Material>
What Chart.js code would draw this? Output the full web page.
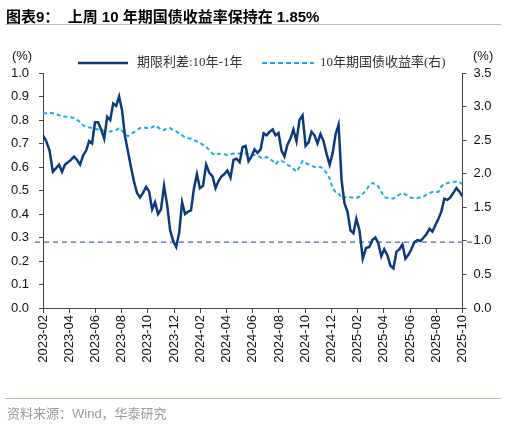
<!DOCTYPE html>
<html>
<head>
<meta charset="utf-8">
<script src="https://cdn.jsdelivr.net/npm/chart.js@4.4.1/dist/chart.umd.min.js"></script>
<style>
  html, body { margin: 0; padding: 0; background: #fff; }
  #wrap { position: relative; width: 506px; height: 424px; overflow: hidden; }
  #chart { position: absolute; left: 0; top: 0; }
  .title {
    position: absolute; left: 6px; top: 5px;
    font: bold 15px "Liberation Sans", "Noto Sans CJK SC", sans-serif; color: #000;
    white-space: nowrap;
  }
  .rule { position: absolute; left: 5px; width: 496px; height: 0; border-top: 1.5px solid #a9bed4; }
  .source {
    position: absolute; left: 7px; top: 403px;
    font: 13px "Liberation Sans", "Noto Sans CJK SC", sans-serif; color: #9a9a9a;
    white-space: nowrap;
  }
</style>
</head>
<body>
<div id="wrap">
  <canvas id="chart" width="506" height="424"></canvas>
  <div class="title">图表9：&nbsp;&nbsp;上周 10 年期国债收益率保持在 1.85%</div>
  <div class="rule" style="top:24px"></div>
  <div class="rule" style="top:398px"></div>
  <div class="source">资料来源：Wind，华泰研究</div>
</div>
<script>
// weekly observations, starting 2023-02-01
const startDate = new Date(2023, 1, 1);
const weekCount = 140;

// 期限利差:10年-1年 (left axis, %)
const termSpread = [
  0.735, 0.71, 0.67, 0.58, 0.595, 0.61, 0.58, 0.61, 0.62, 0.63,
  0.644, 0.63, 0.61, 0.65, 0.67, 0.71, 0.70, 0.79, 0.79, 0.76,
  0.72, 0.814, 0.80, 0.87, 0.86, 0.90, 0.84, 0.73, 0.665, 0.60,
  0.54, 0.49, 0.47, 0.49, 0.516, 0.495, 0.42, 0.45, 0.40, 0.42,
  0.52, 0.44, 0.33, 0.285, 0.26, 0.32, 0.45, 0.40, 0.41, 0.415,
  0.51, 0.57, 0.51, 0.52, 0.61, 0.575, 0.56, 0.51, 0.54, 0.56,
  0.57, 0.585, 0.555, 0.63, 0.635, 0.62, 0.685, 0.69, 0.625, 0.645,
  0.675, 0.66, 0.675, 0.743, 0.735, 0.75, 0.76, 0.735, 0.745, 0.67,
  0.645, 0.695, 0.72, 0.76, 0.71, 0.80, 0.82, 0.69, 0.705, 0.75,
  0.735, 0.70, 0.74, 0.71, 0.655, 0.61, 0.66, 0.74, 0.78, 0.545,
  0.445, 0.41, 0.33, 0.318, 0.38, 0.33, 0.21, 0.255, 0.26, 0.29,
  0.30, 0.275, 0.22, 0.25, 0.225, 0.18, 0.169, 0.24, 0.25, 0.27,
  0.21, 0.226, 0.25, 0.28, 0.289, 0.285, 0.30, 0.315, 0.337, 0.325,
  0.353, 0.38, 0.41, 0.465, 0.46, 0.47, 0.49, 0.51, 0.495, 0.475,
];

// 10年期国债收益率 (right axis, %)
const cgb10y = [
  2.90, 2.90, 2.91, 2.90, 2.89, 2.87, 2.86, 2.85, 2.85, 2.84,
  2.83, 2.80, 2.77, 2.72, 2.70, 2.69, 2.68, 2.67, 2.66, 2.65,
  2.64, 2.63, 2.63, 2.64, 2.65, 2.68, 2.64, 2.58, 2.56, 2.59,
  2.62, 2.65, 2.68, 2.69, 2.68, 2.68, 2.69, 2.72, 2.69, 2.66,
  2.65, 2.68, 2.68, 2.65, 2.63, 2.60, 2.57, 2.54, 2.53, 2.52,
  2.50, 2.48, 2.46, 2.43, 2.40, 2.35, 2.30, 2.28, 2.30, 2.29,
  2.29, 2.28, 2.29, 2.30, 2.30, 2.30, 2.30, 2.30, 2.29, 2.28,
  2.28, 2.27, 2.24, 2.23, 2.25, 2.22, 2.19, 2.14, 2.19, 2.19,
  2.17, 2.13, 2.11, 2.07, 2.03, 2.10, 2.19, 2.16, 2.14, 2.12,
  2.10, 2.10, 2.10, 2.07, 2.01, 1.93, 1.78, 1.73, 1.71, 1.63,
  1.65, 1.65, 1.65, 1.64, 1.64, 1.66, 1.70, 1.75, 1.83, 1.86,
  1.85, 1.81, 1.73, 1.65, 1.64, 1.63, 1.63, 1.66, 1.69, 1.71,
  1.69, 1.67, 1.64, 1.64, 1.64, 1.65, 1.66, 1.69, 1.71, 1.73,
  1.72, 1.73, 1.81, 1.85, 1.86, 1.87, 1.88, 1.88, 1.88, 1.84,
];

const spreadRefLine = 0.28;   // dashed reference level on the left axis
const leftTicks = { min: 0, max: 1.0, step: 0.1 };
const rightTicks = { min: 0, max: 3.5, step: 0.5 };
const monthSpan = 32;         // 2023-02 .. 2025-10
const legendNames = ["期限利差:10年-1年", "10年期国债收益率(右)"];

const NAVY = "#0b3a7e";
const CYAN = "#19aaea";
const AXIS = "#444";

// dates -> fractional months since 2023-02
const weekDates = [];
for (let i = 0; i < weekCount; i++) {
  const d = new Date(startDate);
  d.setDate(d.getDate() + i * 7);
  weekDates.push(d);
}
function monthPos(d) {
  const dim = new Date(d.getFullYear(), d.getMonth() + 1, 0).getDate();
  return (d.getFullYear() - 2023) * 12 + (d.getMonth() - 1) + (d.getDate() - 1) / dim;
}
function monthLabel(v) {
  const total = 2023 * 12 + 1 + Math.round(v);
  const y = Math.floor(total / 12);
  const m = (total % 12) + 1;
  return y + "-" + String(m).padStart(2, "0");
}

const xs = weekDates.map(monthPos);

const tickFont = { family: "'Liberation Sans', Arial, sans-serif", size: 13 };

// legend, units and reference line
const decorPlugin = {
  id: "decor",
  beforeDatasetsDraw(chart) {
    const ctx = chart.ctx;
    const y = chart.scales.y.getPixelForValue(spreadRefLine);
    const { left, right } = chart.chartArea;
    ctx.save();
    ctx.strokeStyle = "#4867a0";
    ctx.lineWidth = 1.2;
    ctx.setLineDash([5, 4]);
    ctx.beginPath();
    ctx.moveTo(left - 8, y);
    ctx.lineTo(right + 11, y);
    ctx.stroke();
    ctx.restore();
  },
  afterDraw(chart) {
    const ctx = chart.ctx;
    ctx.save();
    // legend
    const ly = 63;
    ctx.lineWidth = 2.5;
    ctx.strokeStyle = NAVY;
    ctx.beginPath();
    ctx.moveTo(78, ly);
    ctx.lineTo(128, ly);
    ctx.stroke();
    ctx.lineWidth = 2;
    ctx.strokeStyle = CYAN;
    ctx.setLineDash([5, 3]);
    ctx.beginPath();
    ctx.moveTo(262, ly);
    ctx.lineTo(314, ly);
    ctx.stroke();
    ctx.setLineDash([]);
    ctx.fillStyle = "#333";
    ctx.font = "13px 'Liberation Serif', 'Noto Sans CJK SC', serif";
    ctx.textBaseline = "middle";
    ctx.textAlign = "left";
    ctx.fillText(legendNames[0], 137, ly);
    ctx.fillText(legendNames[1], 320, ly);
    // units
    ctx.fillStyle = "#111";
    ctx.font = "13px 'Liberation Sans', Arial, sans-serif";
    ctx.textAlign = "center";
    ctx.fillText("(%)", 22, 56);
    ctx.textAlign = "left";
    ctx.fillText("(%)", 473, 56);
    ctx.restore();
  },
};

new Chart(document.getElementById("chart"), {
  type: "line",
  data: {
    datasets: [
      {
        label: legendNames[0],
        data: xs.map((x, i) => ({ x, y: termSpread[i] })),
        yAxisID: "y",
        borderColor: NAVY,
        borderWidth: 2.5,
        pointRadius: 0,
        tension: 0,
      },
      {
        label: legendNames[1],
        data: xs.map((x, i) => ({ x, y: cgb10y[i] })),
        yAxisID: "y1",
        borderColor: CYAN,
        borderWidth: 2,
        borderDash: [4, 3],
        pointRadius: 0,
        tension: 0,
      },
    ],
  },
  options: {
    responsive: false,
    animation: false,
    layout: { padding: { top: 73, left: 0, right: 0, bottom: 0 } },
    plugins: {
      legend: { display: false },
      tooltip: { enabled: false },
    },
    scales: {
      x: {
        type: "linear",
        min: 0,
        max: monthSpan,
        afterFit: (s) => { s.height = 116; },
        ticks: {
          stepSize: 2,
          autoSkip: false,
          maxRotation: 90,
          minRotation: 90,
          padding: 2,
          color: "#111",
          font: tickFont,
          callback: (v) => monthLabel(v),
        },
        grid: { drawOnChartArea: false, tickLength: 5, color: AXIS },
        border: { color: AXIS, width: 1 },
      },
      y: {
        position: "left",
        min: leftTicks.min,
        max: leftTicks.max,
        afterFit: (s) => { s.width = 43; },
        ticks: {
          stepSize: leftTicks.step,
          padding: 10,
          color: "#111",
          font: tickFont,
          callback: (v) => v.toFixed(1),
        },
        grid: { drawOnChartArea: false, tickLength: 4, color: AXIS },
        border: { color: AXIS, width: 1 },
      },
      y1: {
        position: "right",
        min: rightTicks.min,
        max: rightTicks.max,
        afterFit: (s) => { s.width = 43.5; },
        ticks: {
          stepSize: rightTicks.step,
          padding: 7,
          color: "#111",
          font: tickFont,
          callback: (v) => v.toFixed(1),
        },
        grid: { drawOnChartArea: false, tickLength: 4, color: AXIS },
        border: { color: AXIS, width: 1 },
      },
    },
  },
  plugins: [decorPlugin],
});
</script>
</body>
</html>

Direction>
Restate exactly, please, only the lines between the start of the data and the line containing "const weekCount = 140;", both ends included, skipping the pictures.

Correct response>
What Chart.js code would draw this? Output the full web page.
<!DOCTYPE html>
<html>
<head>
<meta charset="utf-8">
<script src="https://cdn.jsdelivr.net/npm/chart.js@4.4.1/dist/chart.umd.min.js"></script>
<style>
  html, body { margin: 0; padding: 0; background: #fff; }
  #wrap { position: relative; width: 506px; height: 424px; overflow: hidden; }
  #chart { position: absolute; left: 0; top: 0; }
  .title {
    position: absolute; left: 6px; top: 5px;
    font: bold 15px "Liberation Sans", "Noto Sans CJK SC", sans-serif; color: #000;
    white-space: nowrap;
  }
  .rule { position: absolute; left: 5px; width: 496px; height: 0; border-top: 1.5px solid #a9bed4; }
  .source {
    position: absolute; left: 7px; top: 403px;
    font: 13px "Liberation Sans", "Noto Sans CJK SC", sans-serif; color: #9a9a9a;
    white-space: nowrap;
  }
</style>
</head>
<body>
<div id="wrap">
  <canvas id="chart" width="506" height="424"></canvas>
  <div class="title">图表9：&nbsp;&nbsp;上周 10 年期国债收益率保持在 1.85%</div>
  <div class="rule" style="top:24px"></div>
  <div class="rule" style="top:398px"></div>
  <div class="source">资料来源：Wind，华泰研究</div>
</div>
<script>
// weekly observations, starting 2023-02-01
const startDate = new Date(2023, 1, 1);
const weekCount = 140;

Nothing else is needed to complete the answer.